Being The Teachers We Were Made To Be…

For the first few years of my teaching career I kept a keen eye on all the teachers around me and tried to be like them.

I saw what they taught, I saw how they behaviour managed, I followed the way they marked. In sum, I copied them. In everything.

And that’s not a bad thing to have done.

It did, however, have a down side: I was never being the teacher I was made to be. It’s always beneficial to see what everyone else is up to, how everyone is doing things but it is not useful to copy someone else.

Just as our students are all different, so are we. What works for one person won’t work for another, or at least won’t work as well. The most important thing we can do is find who we are in the classroom.
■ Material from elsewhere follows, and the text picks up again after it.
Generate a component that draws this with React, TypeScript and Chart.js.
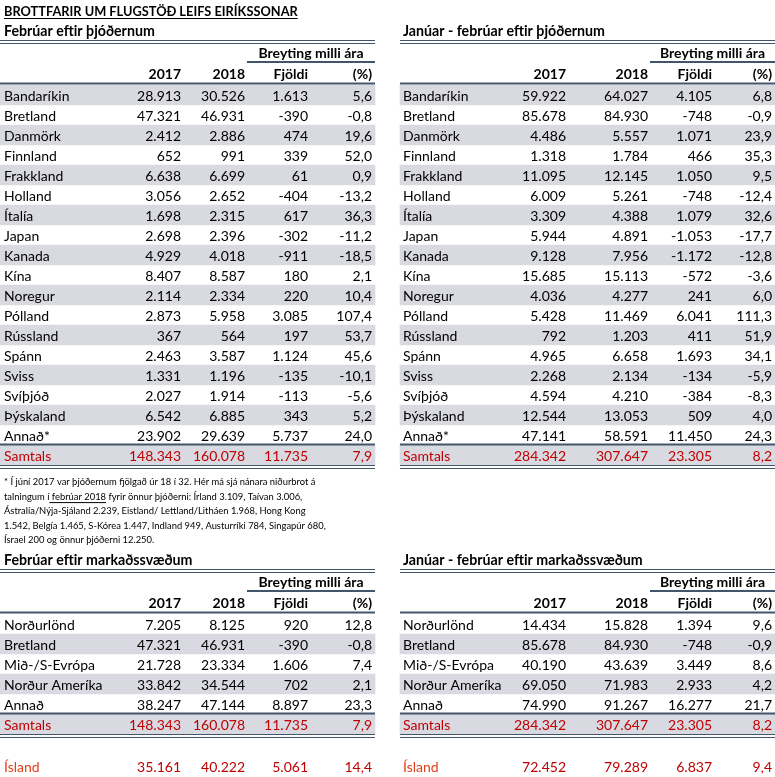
import React, { useEffect, useRef } from "react";
import { Chart, registerables } from "chart.js";

Chart.register(...registerables);

// ---------- DATA ----------
const TITLE = "BROTTFARIR UM FLUGSTÖÐ LEIFS EIRÍKSSONAR";
const SECTION_TITLES = [
  ["Febrúar eftir þjóðernum", "Janúar - febrúar eftir þjóðernum"],
  ["Febrúar eftir markaðssvæðum", "Janúar - febrúar eftir markaðssvæðum"],
];
const CHANGE_HEADER = "Breyting milli ára";
const COLUMN_HEADERS = ["2017", "2018", "Fjöldi", "(%)"];
const TOTAL_LABEL = "Samtals";
const ICELAND_LABEL = "Ísland";

const nationalities = [
  "Bandaríkin", "Bretland", "Danmörk", "Finnland", "Frakkland", "Holland", "Ítalía",
  "Japan", "Kanada", "Kína", "Noregur", "Pólland", "Rússland", "Spánn", "Sviss",
  "Svíþjóð", "Þýskaland", "Annað*",
];
const febNat2017 = [28913, 47321, 2412, 652, 6638, 3056, 1698, 2698, 4929, 8407, 2114, 2873, 367, 2463, 1331, 2027, 6542, 23902];
const febNat2018 = [30526, 46931, 2886, 991, 6699, 2652, 2315, 2396, 4018, 8587, 2334, 5958, 564, 3587, 1196, 1914, 6885, 29639];
const febNatDiff = [1613, -390, 474, 339, 61, -404, 617, -302, -911, 180, 220, 3085, 197, 1124, -135, -113, 343, 5737];
const febNatPct = [5.6, -0.8, 19.6, 52.0, 0.9, -13.2, 36.3, -11.2, -18.5, 2.1, 10.4, 107.4, 53.7, 45.6, -10.1, -5.6, 5.2, 24.0];
const febTotal = [148343, 160078, 11735, 7.9];

const janFebNat2017 = [59922, 85678, 4486, 1318, 11095, 6009, 3309, 5944, 9128, 15685, 4036, 5428, 792, 4965, 2268, 4594, 12544, 47141];
const janFebNat2018 = [64027, 84930, 5557, 1784, 12145, 5261, 4388, 4891, 7956, 15113, 4277, 11469, 1203, 6658, 2134, 4210, 13053, 58591];
const janFebNatDiff = [4105, -748, 1071, 466, 1050, -748, 1079, -1053, -1172, -572, 241, 6041, 411, 1693, -134, -384, 509, 11450];
const janFebNatPct = [6.8, -0.9, 23.9, 35.3, 9.5, -12.4, 32.6, -17.7, -12.8, -3.6, 6.0, 111.3, 51.9, 34.1, -5.9, -8.3, 4.0, 24.3];
const janFebTotal = [284342, 307647, 23305, 8.2];

const markets = ["Norðurlönd", "Bretland", "Mið-/S-Evrópa", "Norður Ameríka", "Annað"];
const febMkt2017 = [7205, 47321, 21728, 33842, 38247];
const febMkt2018 = [8125, 46931, 23334, 34544, 47144];
const febMktDiff = [920, -390, 1606, 702, 8897];
const febMktPct = [12.8, -0.8, 7.4, 2.1, 23.3];

const janFebMkt2017 = [14434, 85678, 40190, 69050, 74990];
const janFebMkt2018 = [15828, 84930, 43639, 71983, 91267];
const janFebMktDiff = [1394, -748, 3449, 2933, 16277];
const janFebMktPct = [9.6, -0.9, 8.6, 4.2, 21.7];

const febIceland = [35161, 40222, 5061, 14.4];
const janFebIceland = [72452, 79289, 6837, 9.4];

const FOOTNOTE: string[][] = [
  ["* Í júní 2017 var þjóðernum fjölgað úr 18 í 32. Hér má sjá nánara niðurbrot á"],
  ["talningum í", " febrúar 2018", " fyrir önnur þjóðerni: Írland 3.109, Taívan 3.006,"],
  ["Ástralía/Nýja-Sjáland 2.239, Eistland/ Lettland/Litháen 1.968, Hong Kong"],
  ["1.542, Belgía 1.465, S-Kórea 1.447, Indland 949, Austurríki 784, Singapúr 680,"],
  ["Ísrael 200 og önnur þjóðerni 12.250."],
];

// ---------- STYLE / LAYOUT ----------
const W = 775;
const H = 777;
const FONT = "Lato, 'Open Sans', sans-serif";
const BODY_SIZE = 14;
const STRIPE = "#d9d9e1";
const RULE = "#44546a";
const RED = "#c00000";
const ISL_RED = "#e2401a";
const ROW_H = 20;

const PANELS = [
  { x0: 0, x1: 375, labelX: 4, cols: [181, 245, 308, 372], brL: 247 },
  { x0: 400, x1: 775, labelX: 403, cols: [566, 648, 712, 772], brL: 650 },
];
const SECTIONS = [
  { yOff: 0, stripeParity: 0 },
  { yOff: 529, stripeParity: 1 },
];
const ROW0_TOP = 85;

function fmtInt(n: number): string {
  const s = Math.abs(Math.round(n)).toString().replace(/\B(?=(\d{3})+(?!\d))/g, ".");
  return (n < 0 ? "-" : "") + s;
}
function fmtPct(n: number): string {
  return n.toFixed(1).replace(".", ",");
}

type TableSection = {
  labels: string[];
  panels: { cols: number[][]; total: number[] }[];
};

const TABLES: TableSection[] = [
  {
    labels: nationalities,
    panels: [
      { cols: [febNat2017, febNat2018, febNatDiff, febNatPct], total: febTotal },
      { cols: [janFebNat2017, janFebNat2018, janFebNatDiff, janFebNatPct], total: janFebTotal },
    ],
  },
  {
    labels: markets,
    panels: [
      { cols: [febMkt2017, febMkt2018, febMktDiff, febMktPct], total: febTotal },
      { cols: [janFebMkt2017, janFebMkt2018, janFebMktDiff, janFebMktPct], total: janFebTotal },
    ],
  },
];
const ICELAND = [febIceland, janFebIceland];

// stripes as floating horizontal bars
function buildStripes() {
  const pts: { x: [number, number]; y: number }[] = [];
  TABLES.forEach((t, si) => {
    const sec = SECTIONS[si];
    const n = t.labels.length + 1; // + total row
    for (let i = 0; i < n; i++) {
      const isTotal = i === t.labels.length;
      if (isTotal || i % 2 === sec.stripeParity) {
        PANELS.forEach((p) => {
          pts.push({ x: [p.x0, p.x1], y: sec.yOff + ROW0_TOP + ROW_H * i + ROW_H / 2 });
        });
      }
    }
  });
  return pts;
}

const tablePlugin = {
  id: "tableText",
  afterDatasetsDraw(chart: any) {
    const { ctx } = chart;
    const xs = chart.scales.x;
    const ys = chart.scales.y;
    const px = (v: number) => xs.getPixelForValue(v);
    const py = (v: number) => ys.getPixelForValue(v);

    const text = (s: string, x: number, y: number, opts: any = {}) => {
      ctx.save();
      ctx.font = `${opts.bold ? "bold " : ""}${opts.size || BODY_SIZE}px ${FONT}`;
      ctx.fillStyle = opts.color || "#000";
      ctx.textAlign = opts.align || "left";
      ctx.textBaseline = "middle";
      ctx.fillText(s, px(x), py(y));
      const w = ctx.measureText(s).width;
      ctx.restore();
      return w;
    };
    const hline = (x0: number, x1: number, y: number, w: number, color = RULE) => {
      ctx.save();
      ctx.strokeStyle = color;
      ctx.lineWidth = w;
      ctx.beginPath();
      ctx.moveTo(px(x0), py(y));
      ctx.lineTo(px(x1), py(y));
      ctx.stroke();
      ctx.restore();
    };

    // Title
    const tw = text(TITLE, 4, 11.5, { bold: true, size: 12.8 });
    hline(4, 4 + tw, 18.5, 1, "#000");

    TABLES.forEach((t, si) => {
      const off = SECTIONS[si].yOff;
      PANELS.forEach((p, pi) => {
        text(SECTION_TITLES[si][pi], p.labelX, off + 31.5, { bold: true, size: 14.2 });
        hline(p.x0, p.x1, off + 40.5, 1);
        hline(p.x0, p.x1, off + 43.5, 1);
        text(CHANGE_HEADER, (p.brL + p.x1) / 2, off + 53, { bold: true, align: "center" });
        hline(p.brL, p.x1, off + 62, 2);
        COLUMN_HEADERS.forEach((h, ci) => {
          text(h, p.cols[ci], off + 74, { bold: true, align: "right" });
        });
        hline(p.x0, p.x1, off + 83.5, 2);

        const pd = t.panels[pi];
        t.labels.forEach((lab, i) => {
          const yc = off + ROW0_TOP + ROW_H * i + ROW_H / 2 + 1;
          text(lab, p.labelX, yc);
          pd.cols.forEach((col, ci) => {
            const v = col[i];
            text(ci === 3 ? fmtPct(v) : fmtInt(v), p.cols[ci], yc, { align: "right" });
          });
        });
        const ti = t.labels.length;
        const tTop = off + ROW0_TOP + ROW_H * ti;
        const yc = tTop + ROW_H / 2 + 1;
        text(TOTAL_LABEL, p.labelX, yc, { color: RED });
        pd.total.forEach((v, ci) => {
          text(ci === 3 ? fmtPct(v) : fmtInt(v), p.cols[ci], yc, { align: "right", color: RED });
        });
        hline(p.x0, p.x1, tTop - 0.5, 2);
        hline(p.x0, p.x1, tTop + ROW_H + 0.5, 1);
        hline(p.x0, p.x1, tTop + ROW_H + 3.5, 1);
      });
    });

    // Iceland row
    PANELS.forEach((p, pi) => {
      const yc = 767;
      text(ICELAND_LABEL, p.labelX, yc, { color: ISL_RED });
      ICELAND[pi].forEach((v, ci) => {
        text(ci === 3 ? fmtPct(v) : fmtInt(v), p.cols[ci], yc, { align: "right", color: RED });
      });
    });

    // Footnote
    FOOTNOTE.forEach((segs, li) => {
      let x = 4;
      const y = 482 + li * 14.6;
      segs.forEach((s, k) => {
        const w = text(s, x, y, { size: 9.4 });
        if (segs.length > 1 && k === 1) hline(x, x + w, y + 6, 1, "#000");
        x += w;
      });
    });
  },
};

export default function App() {
  const ref = useRef<HTMLCanvasElement | null>(null);
  useEffect(() => {
    if (!ref.current) return;
    const chart = new Chart(ref.current, {
      type: "bar",
      data: {
        datasets: [
          {
            data: buildStripes() as any,
            backgroundColor: STRIPE,
            borderWidth: 0,
            barThickness: ROW_H,
          } as any,
        ],
      },
      options: {
        indexAxis: "y",
        animation: false,
        responsive: false,
        devicePixelRatio: 1,
        layout: { padding: 0 },
        plugins: { legend: { display: false }, tooltip: { enabled: false }, title: { display: false } },
        events: [],
        scales: {
          x: { type: "linear", min: 0, max: W, display: false },
          y: { type: "linear", min: 0, max: H, reverse: true, display: false, offset: false },
        },
      },
      plugins: [tablePlugin],
    });
    return () => chart.destroy();
  }, []);
  return (
    <div style={{ position: "absolute", left: 0, top: 0, width: W, height: H, background: "#fff" }}>
      <canvas ref={ref} width={W} height={H} style={{ width: W, height: H }} />
    </div>
  );
}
When a new colleague arrived during my third year of teaching, I was so jealous of her! She was vivacious and her lessons were so pacey and exciting that I felt I couldn’t keep up. I’m methodical, logical, organised and sarcastic.

We’re not the same.

It took me time to make those personality traits work for me but now I do! I really do and they have advantages too. My students trust me and buy into the work we’re doing because of these characteristics. They know where they stand with me and behaviour management is easy.

My colleague makes her personality work for her too. Her students love her, love the subject and get excited with her each lesson.

I guess that’s what we need to do:

  1. Consider what you’re like in general;
  2. Think about what this does and should look like in the classroom;
  3. Watch others and then make their approach/attitudes/methods our own.

Make it your own.

If we do that, we really stand a chance of being the  teachers we were made to be.